start Dataset content

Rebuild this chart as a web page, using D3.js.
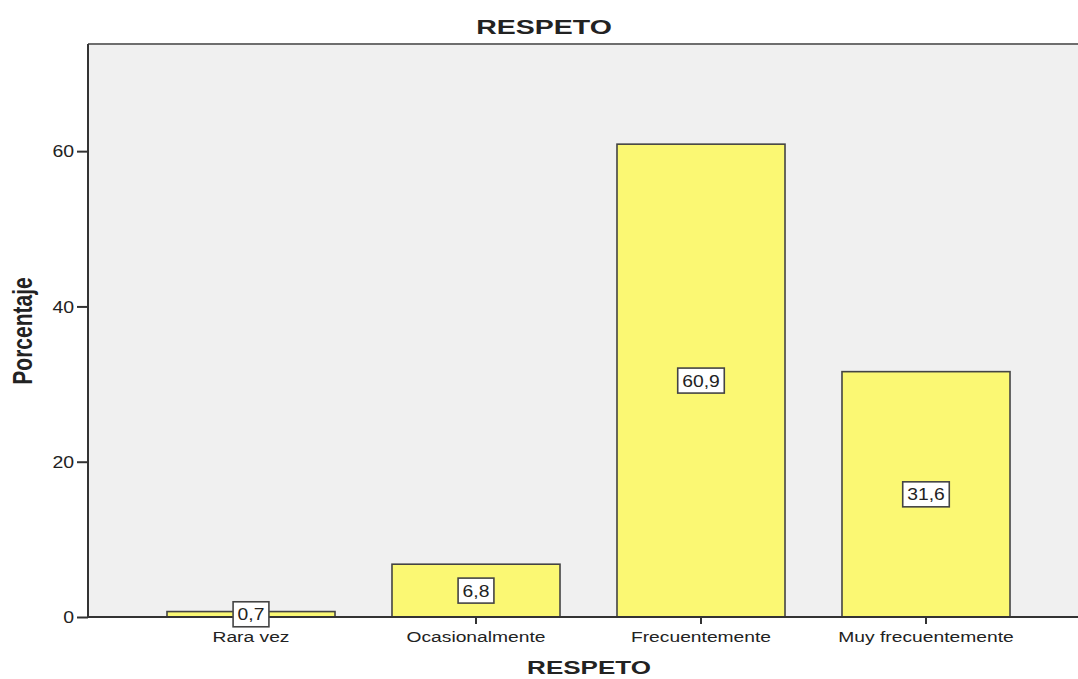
<!DOCTYPE html>
<html>
<head>
<meta charset="utf-8">
<script src="https://cdn.jsdelivr.net/npm/d3@7"></script>
<style>
  html, body { margin: 0; padding: 0; background: #fff; }
  svg { display: block; }
  text { font-family: "Liberation Sans", Arial, sans-serif; fill: #222; }
</style>
</head>
<body>
<svg id="chart" width="1078" height="679"></svg>
<script>
// ---- data ----
const categories = ["Rara vez", "Ocasionalmente", "Frecuentemente", "Muy frecuentemente"];
const values = [0.7, 6.8, 60.9, 31.6];
const valueLabels = ["0,7", "6,8", "60,9", "31,6"];
const yTicks = [0, 20, 40, 60];
const chartTitle = "RESPETO";
const xTitle = "RESPETO";
const yTitle = "Porcentaje";

// ---- layout ----
const W = 1078, H = 679;
const plot = { left: 88, top: 44, right: 1078, bottom: 617 };
const stretch = 1.28; // horizontal stretch of the reference text

const svg = d3.select("#chart");

const y = d3.scaleLinear().domain([0, 73.8]).range([plot.bottom, plot.top]);
const x = d3.scaleBand().domain(categories)
  .range([138.5, 1038.5]).paddingInner(0.2533).paddingOuter(0.12665);

// background
svg.append("rect")
  .attr("x", plot.left).attr("y", plot.top)
  .attr("width", plot.right - plot.left).attr("height", plot.bottom - plot.top)
  .attr("fill", "#f0f0f0");

// top frame line
svg.append("line")
  .attr("x1", plot.left).attr("x2", plot.right)
  .attr("y1", plot.top).attr("y2", plot.top)
  .attr("stroke", "#6e6e6e").attr("stroke-width", 2);

// bars
svg.append("g").selectAll("rect").data(values).join("rect")
  .attr("x", (d, i) => x(categories[i]))
  .attr("y", d => y(d))
  .attr("width", x.bandwidth())
  .attr("height", d => y(0) - y(d))
  .attr("fill", "#fbf873")
  .attr("stroke", "#444")
  .attr("stroke-width", 1.6);

// axes
const yAxis = svg.append("g")
  .attr("transform", `translate(${plot.left},0)`)
  .call(d3.axisLeft(y).tickValues(yTicks).tickSize(11).tickPadding(3).tickFormat(d3.format("d")));
yAxis.select(".domain").attr("d", `M0,${plot.top}V${plot.bottom}`).attr("stroke", "#333").attr("stroke-width", 2);
yAxis.selectAll(".tick line").attr("stroke", "#333").attr("stroke-width", 2);
yAxis.selectAll(".tick text")
  .attr("font-size", 16).attr("fill", "#333")
  .each(function() {
    const t = d3.select(this);
    const xx = +t.attr("x");
    t.attr("x", null).attr("dy", "0.36em")
     .attr("transform", `translate(${xx},0) scale(${stretch * 0.95},1)`);
  });

const xAxis = svg.append("g")
  .attr("transform", `translate(0,${plot.bottom})`)
  .call(d3.axisBottom(x).tickSize(7).tickPadding(0));
xAxis.select(".domain").attr("d", `M${plot.left},0H${plot.right}`).attr("stroke", "#333").attr("stroke-width", 2);
xAxis.selectAll(".tick line").attr("stroke", "#333").attr("stroke-width", 2);
xAxis.selectAll(".tick text")
  .attr("font-size", 15.5).attr("fill", "#333")
  .attr("y", null).attr("dy", null)
  .attr("transform", `translate(0,25) scale(${stretch * 0.97},1)`);

// value labels with boxes
const lbl = svg.append("g").selectAll("g").data(values).join("g")
  .attr("transform", (d, i) => `translate(${x(categories[i]) + x.bandwidth() / 2},${y(d / 2)})`);
lbl.each(function(d, i) {
  const g = d3.select(this);
  const rect = g.append("rect");
  const t = g.append("text")
    .attr("text-anchor", "middle")
    .attr("dy", "0.36em")
    .attr("font-size", 16.5)
    .attr("fill", "#222")
    .attr("transform", `scale(1.17,1)`)
    .text(valueLabels[i]);
  const bb = t.node().getBBox();
  const w = bb.width * 1.17 + 9;
  rect.attr("x", -w / 2).attr("y", -12.5).attr("width", w).attr("height", 25)
    .attr("fill", "#fff").attr("stroke", "#444").attr("stroke-width", 1.6);
});

// titles
svg.append("text")
  .attr("text-anchor", "middle")
  .attr("font-size", 21).attr("font-weight", "bold").attr("fill", "#111")
  .attr("transform", `translate(544,34) scale(${stretch * 1.06},1)`)
  .text(chartTitle);

svg.append("text")
  .attr("text-anchor", "middle")
  .attr("font-size", 19).attr("font-weight", "bold").attr("fill", "#111")
  .attr("transform", `translate(589,674) scale(${stretch * 1.07},1)`)
  .text(xTitle);

svg.append("text")
  .attr("text-anchor", "middle")
  .attr("font-size", 21).attr("font-weight", "bold").attr("fill", "#111")
  .attr("transform", `translate(32,331) scale(${stretch},1) rotate(-90)`)
  .text(yTitle);
</script>
</body>
</html>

end Dataset content

● **Task brief**: Repeat the data exactly in full, omitting its pictures.

● **Reply to the exercise**:
Rebuild this chart as a web page, using D3.js.
<!DOCTYPE html>
<html>
<head>
<meta charset="utf-8">
<script src="https://cdn.jsdelivr.net/npm/d3@7"></script>
<style>
  html, body { margin: 0; padding: 0; background: #fff; }
  svg { display: block; }
  text { font-family: "Liberation Sans", Arial, sans-serif; fill: #222; }
</style>
</head>
<body>
<svg id="chart" width="1078" height="679"></svg>
<script>
// ---- data ----
const categories = ["Rara vez", "Ocasionalmente", "Frecuentemente", "Muy frecuentemente"];
const values = [0.7, 6.8, 60.9, 31.6];
const valueLabels = ["0,7", "6,8", "60,9", "31,6"];
const yTicks = [0, 20, 40, 60];
const chartTitle = "RESPETO";
const xTitle = "RESPETO";
const yTitle = "Porcentaje";

// ---- layout ----
const W = 1078, H = 679;
const plot = { left: 88, top: 44, right: 1078, bottom: 617 };
const stretch = 1.28; // horizontal stretch of the reference text

const svg = d3.select("#chart");

const y = d3.scaleLinear().domain([0, 73.8]).range([plot.bottom, plot.top]);
const x = d3.scaleBand().domain(categories)
  .range([138.5, 1038.5]).paddingInner(0.2533).paddingOuter(0.12665);

// background
svg.append("rect")
  .attr("x", plot.left).attr("y", plot.top)
  .attr("width", plot.right - plot.left).attr("height", plot.bottom - plot.top)
  .attr("fill", "#f0f0f0");

// top frame line
svg.append("line")
  .attr("x1", plot.left).attr("x2", plot.right)
  .attr("y1", plot.top).attr("y2", plot.top)
  .attr("stroke", "#6e6e6e").attr("stroke-width", 2);

// bars
svg.append("g").selectAll("rect").data(values).join("rect")
  .attr("x", (d, i) => x(categories[i]))
  .attr("y", d => y(d))
  .attr("width", x.bandwidth())
  .attr("height", d => y(0) - y(d))
  .attr("fill", "#fbf873")
  .attr("stroke", "#444")
  .attr("stroke-width", 1.6);

// axes
const yAxis = svg.append("g")
  .attr("transform", `translate(${plot.left},0)`)
  .call(d3.axisLeft(y).tickValues(yTicks).tickSize(11).tickPadding(3).tickFormat(d3.format("d")));
yAxis.select(".domain").attr("d", `M0,${plot.top}V${plot.bottom}`).attr("stroke", "#333").attr("stroke-width", 2);
yAxis.selectAll(".tick line").attr("stroke", "#333").attr("stroke-width", 2);
yAxis.selectAll(".tick text")
  .attr("font-size", 16).attr("fill", "#333")
  .each(function() {
    const t = d3.select(this);
    const xx = +t.attr("x");
    t.attr("x", null).attr("dy", "0.36em")
     .attr("transform", `translate(${xx},0) scale(${stretch * 0.95},1)`);
  });

const xAxis = svg.append("g")
  .attr("transform", `translate(0,${plot.bottom})`)
  .call(d3.axisBottom(x).tickSize(7).tickPadding(0));
xAxis.select(".domain").attr("d", `M${plot.left},0H${plot.right}`).attr("stroke", "#333").attr("stroke-width", 2);
xAxis.selectAll(".tick line").attr("stroke", "#333").attr("stroke-width", 2);
xAxis.selectAll(".tick text")
  .attr("font-size", 15.5).attr("fill", "#333")
  .attr("y", null).attr("dy", null)
  .attr("transform", `translate(0,25) scale(${stretch * 0.97},1)`);

// value labels with boxes
const lbl = svg.append("g").selectAll("g").data(values).join("g")
  .attr("transform", (d, i) => `translate(${x(categories[i]) + x.bandwidth() / 2},${y(d / 2)})`);
lbl.each(function(d, i) {
  const g = d3.select(this);
  const rect = g.append("rect");
  const t = g.append("text")
    .attr("text-anchor", "middle")
    .attr("dy", "0.36em")
    .attr("font-size", 16.5)
    .attr("fill", "#222")
    .attr("transform", `scale(1.17,1)`)
    .text(valueLabels[i]);
  const bb = t.node().getBBox();
  const w = bb.width * 1.17 + 9;
  rect.attr("x", -w / 2).attr("y", -12.5).attr("width", w).attr("height", 25)
    .attr("fill", "#fff").attr("stroke", "#444").attr("stroke-width", 1.6);
});

// titles
svg.append("text")
  .attr("text-anchor", "middle")
  .attr("font-size", 21).attr("font-weight", "bold").attr("fill", "#111")
  .attr("transform", `translate(544,34) scale(${stretch * 1.06},1)`)
  .text(chartTitle);

svg.append("text")
  .attr("text-anchor", "middle")
  .attr("font-size", 19).attr("font-weight", "bold").attr("fill", "#111")
  .attr("transform", `translate(589,674) scale(${stretch * 1.07},1)`)
  .text(xTitle);

svg.append("text")
  .attr("text-anchor", "middle")
  .attr("font-size", 21).attr("font-weight", "bold").attr("fill", "#111")
  .attr("transform", `translate(32,331) scale(${stretch},1) rotate(-90)`)
  .text(yTitle);
</script>
</body>
</html>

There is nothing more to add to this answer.